It’s my birthday this week, and rather than just confine it to a single day I like to stretch out celebrations for a good 3 weeks – the #monthofAndrew.
That sounds indulgent, but really it’s just an excuse to delve into the cellar (which I don’t seem to do enough of, just drink samples) and eat at great restaurants. Skip the presents and let’s go out.
This Foradori was the choice at the (excellent) Bridge Room last week and apparently it was the only bottle in the restaurant. A heavily allocated product these days, in a nod to how #shithot Foradori has become.
Drinkable wine it is too. Nosiola is apparently a thick skinned indigenous Trento variety that has always been fermented on skins, with this white spending 8 months in amphora.
For all that time on skins it’s not orange, nor is it necessarily tannic. Indeed this is fresh, vital and pure – not wild or outrageous at all. There’s a subtle oxidative edge, but it’s a note in passing. Nosiola appears to give a musky terpene lift ala Gewurz or more likely Muscat. But here its contrasted by a neutrality too, the stonefruit nose bouncing off light, crisp flavours, plus a grip from skin contact.

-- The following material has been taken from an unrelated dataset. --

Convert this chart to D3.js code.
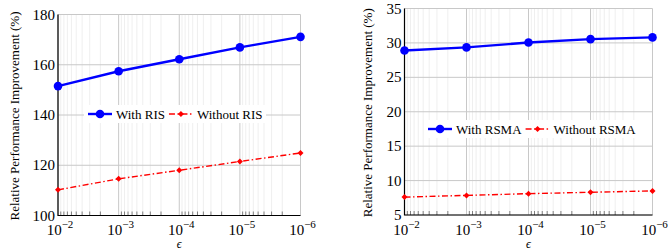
<!DOCTYPE html>
<html>
<head>
<meta charset="utf-8">
<script src="https://cdn.jsdelivr.net/npm/d3@7"></script>
<style>
  body { margin: 0; background: #fff; }
</style>
</head>
<body>
<div id="chart"></div>
<script>
// data
const epsilon = [1e-2, 1e-3, 1e-4, 1e-5, 1e-6];
const xTickExp = [-2, -3, -4, -5, -6];

const withRIS = [151.5, 157.4, 162.2, 166.9, 171.1];
const withoutRIS = [110.2, 114.6, 118.0, 121.5, 124.9];
const risTicks = [100, 120, 140, 160, 180];

const withRSMA = [28.9, 29.35, 30.05, 30.55, 30.8];
const withoutRSMA = [7.6, 7.85, 8.1, 8.3, 8.5];
const rsmaTicks = [5, 10, 15, 20, 25, 30, 35];

const svg = d3.select('#chart').append('svg')
    .attr('width', 668).attr('height', 251);

function panel(cfg) {
    const g = svg.append('g');
    const x = d3.scaleLog().domain([1e-2, 1e-6]).range([cfg.left, cfg.right]);
    const y = d3.scaleLinear().domain(cfg.yDomain).range([cfg.bottom, cfg.top]);

    // minor grid (2..9 x 10^k)
    const minor = [];
    for (let k = -3; k >= -6; k--) {
        for (let m = 2; m <= 9; m++) minor.push(m * Math.pow(10, k));
    }
    g.append('g').selectAll('line').data(minor).join('line')
        .attr('x1', d => x(d)).attr('x2', d => x(d))
        .attr('y1', cfg.top).attr('y2', cfg.bottom)
        .attr('stroke', '#ebebeb').attr('stroke-width', 0.8);

    // major grid
    g.append('g').selectAll('line').data(epsilon).join('line')
        .attr('x1', d => x(d)).attr('x2', d => x(d))
        .attr('y1', cfg.top).attr('y2', cfg.bottom)
        .attr('stroke', '#c8c8c8').attr('stroke-width', 1);
    g.append('g').selectAll('line').data(cfg.yTicks).join('line')
        .attr('x1', cfg.left).attr('x2', cfg.right)
        .attr('y1', d => y(d)).attr('y2', d => y(d))
        .attr('stroke', '#c8c8c8').attr('stroke-width', 1);

    // minor ticks on the bottom axis
    g.append('g').selectAll('line').data(minor).join('line')
        .attr('x1', d => x(d)).attr('x2', d => x(d))
        .attr('y1', cfg.bottom).attr('y2', cfg.bottom - 4)
        .attr('stroke', '#333').attr('stroke-width', 0.6);

    // axis lines (left + bottom)
    g.append('path')
        .attr('d', `M${cfg.left},${cfg.top}V${cfg.bottom}H${cfg.right}`)
        .attr('fill', 'none').attr('stroke', '#000').attr('stroke-width', 1.2);

    // y tick labels
    g.append('g').selectAll('text').data(cfg.yTicks).join('text')
        .attr('x', cfg.left - 3).attr('y', d => y(d) + 5)
        .attr('text-anchor', 'end').attr('font-size', 15)
        .text(d => d);

    // x tick labels 10^k
    const xl = g.append('g').selectAll('text').data(xTickExp).join('text')
        .attr('x', (d, i) => x(epsilon[i]) + 2).attr('y', 235)
        .attr('text-anchor', 'middle').attr('font-size', 15);
    xl.append('tspan').text('10');
    xl.append('tspan').attr('dy', -7).attr('font-size', 11).text(d => '\u2212' + (-d));

    // axis titles
    g.append('text')
        .attr('x', (cfg.left + cfg.right) / 2).attr('y', 248)
        .attr('text-anchor', 'middle').attr('font-size', 12).attr('font-style', 'italic')
        .text('\u03f5');
    g.append('text')
        .attr('transform', `translate(${cfg.yLabelX},${(cfg.top + cfg.bottom) / 2 + 1}) rotate(-90)`)
        .attr('text-anchor', 'middle').attr('font-size', 13)
        .text('Relative Performance Improvement (%)');

    const line = d3.line().x((d, i) => x(epsilon[i])).y(d => y(d));

    // with series (blue, solid, big dots)
    g.append('path').datum(cfg.withData).attr('d', line)
        .attr('fill', 'none').attr('stroke', '#0000ff').attr('stroke-width', 2.4);
    g.append('g').selectAll('circle').data(cfg.withData).join('circle')
        .attr('cx', (d, i) => x(epsilon[i])).attr('cy', d => y(d)).attr('r', 4.3)
        .attr('fill', '#0000ff');

    // without series (red, dash-dot, small diamonds)
    g.append('path').datum(cfg.withoutData).attr('d', line)
        .attr('fill', 'none').attr('stroke', '#ff0000').attr('stroke-width', 1.4)
        .attr('stroke-dasharray', '6 2.5 1.5 2.5');
    g.append('g').selectAll('path.dm').data(cfg.withoutData).join('path')
        .attr('class', 'dm')
        .attr('d', (d, i) => {
            const cx = x(epsilon[i]), cy = y(d), s = 3;
            return `M${cx},${cy - s}L${cx + s},${cy}L${cx},${cy + s}L${cx - s},${cy}Z`;
        })
        .attr('fill', '#ff0000');

    // legend
    const lg = g.append('g').attr('transform', `translate(${cfg.legX},${cfg.legY})`);
    lg.append('rect').attr('x', 0).attr('y', -9).attr('width', cfg.legW).attr('height', 18)
        .attr('fill', '#fff');
    lg.append('line').attr('x1', 4).attr('x2', 28).attr('y1', 0).attr('y2', 0)
        .attr('stroke', '#0000ff').attr('stroke-width', 2.4);
    lg.append('circle').attr('cx', 16).attr('cy', 0).attr('r', 4.3).attr('fill', '#0000ff');
    const t1 = lg.append('text').attr('x', 32).attr('y', 4.5).attr('font-size', 13)
        .attr('font-family', 'Liberation Serif')
        .text(cfg.names[0]);
    const w1 = t1.node().getComputedTextLength();
    const ox = 32 + w1 + 4;
    lg.append('line').attr('x1', ox).attr('x2', ox + 24).attr('y1', 0).attr('y2', 0)
        .attr('stroke', '#ff0000').attr('stroke-width', 1.4)
        .attr('stroke-dasharray', '6 2.5 1.5 2.5');
    lg.append('path')
        .attr('d', `M${ox + 12},-3L${ox + 15},0L${ox + 12},3L${ox + 9},0Z`)
        .attr('fill', '#ff0000');
    lg.append('text').attr('x', ox + 28).attr('y', 4.5).attr('font-size', 13)
        .text(cfg.names[1]);

    // Times-like font on every label
    g.selectAll('text').attr('font-family', 'Liberation Serif');
}

panel({
    left: 58, right: 300.5, top: 14.5, bottom: 215.5,
    yDomain: [100, 180], yTicks: risTicks,
    withData: withRIS, withoutData: withoutRIS,
    names: ['With RIS', 'Without RIS'],
    legX: 84, legY: 114, legW: 182, yLabelX: 18.5
});

panel({
    left: 404.5, right: 652.5, top: 8.5, bottom: 215,
    yDomain: [5, 35], yTicks: rsmaTicks,
    withData: withRSMA, withoutData: withoutRSMA,
    names: ['With RSMA', 'Without RSMA'],
    legX: 424, legY: 129, legW: 216, yLabelX: 372
});
</script>
</body>
</html>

I had a slight Malvasia hint here, but otherwise not strictly an easy wine to pin down – aromatic and fresh, crisp white, but languid and textural too (thanks to the skin contact). No matter, the end effect is vital, pure and real, the skin contact adding grip and texture. Perhaps a little too simple – I was waiting for an extra layer or too which didn’t arrive. But nice wine. Best drinking: Good now and would be interesting to watch over the next two or three years too. 17.7/20, 92/100. 11.5%. about $150 on a list. Would I buy it? Well worth another bottle, but probably not a multi buy.